Europe’s reputation as a cosmopolitan haven has been exposed as a mirage
by: Hans Kundnani
The EU increasingly embraces the idea of a continental identity, one that’s white and Christian. Is it really the liberal body of remainer lore?
When Kabul fell in mid-August, almost the first reaction of European leaders was fear of another wave of refugees arriving on the continent. “We must anticipate and protect ourselves against major irregular migratory flows,” said the French president, Emmanuel Macron. Armin Laschet, the Christian Democrat candidate hoping to succeed Angela Merkel as German chancellor in the election that takes place in two weeks, said there could be no repeat of the refugee crisis of 2015, when Germany received more than a million asylum seekers. By the end of the month, the European Council had agreed to “act jointly to prevent the recurrence of uncontrolled large-scale illegal migration movements faced in the past”.
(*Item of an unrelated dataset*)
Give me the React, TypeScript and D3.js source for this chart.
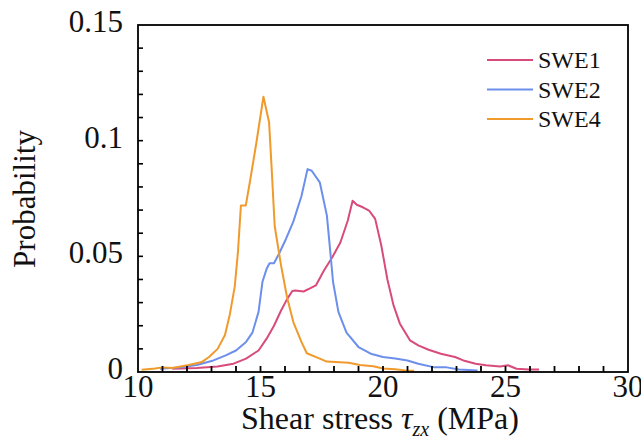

The focus on “protecting” Europe from an influx of asylum seekers reflects a troubling transformation of the European Union over the past decade. There was a time when “pro-Europeans” were confident that the world would almost inevitably be remade in the image of the EU, as it endlessly expanded its rules and exported its model centred on the “social market economy” and the welfare state. Since the eurozone debt crisis began in 2010, however, Europeans have become more defensive and now see the world largely in terms of threats.
Against this background, Europe also increasingly conceives of itself in cultural terms. As the European model has become less credible and compelling – in part because, led by Merkel, Europeans have hollowed it out in an attempt to become more “competitive” – “pro-Europeans” now talk endlessly of “European values”. Ursula von der Leyen’s “geopolitical” European Commission even includes a commissioner for promoting the European way of life (it was originally “protecting” rather than “promoting”), who is responsible for asylum and immigration issues.
When Macron became French president in 2017, he spoke of a Europe qui protège – “that protects”. This was initially, above all, about protecting citizens from the market; he hoped to reform the eurozone to create a more redistributive EU. But his plans were blocked, or rather simply ignored, by Merkel. Since then, under pressure from the far right and increasingly mimicking it, Macron has reinvented the idea of cultural, rather than economic, protection – in particular, from Muslims.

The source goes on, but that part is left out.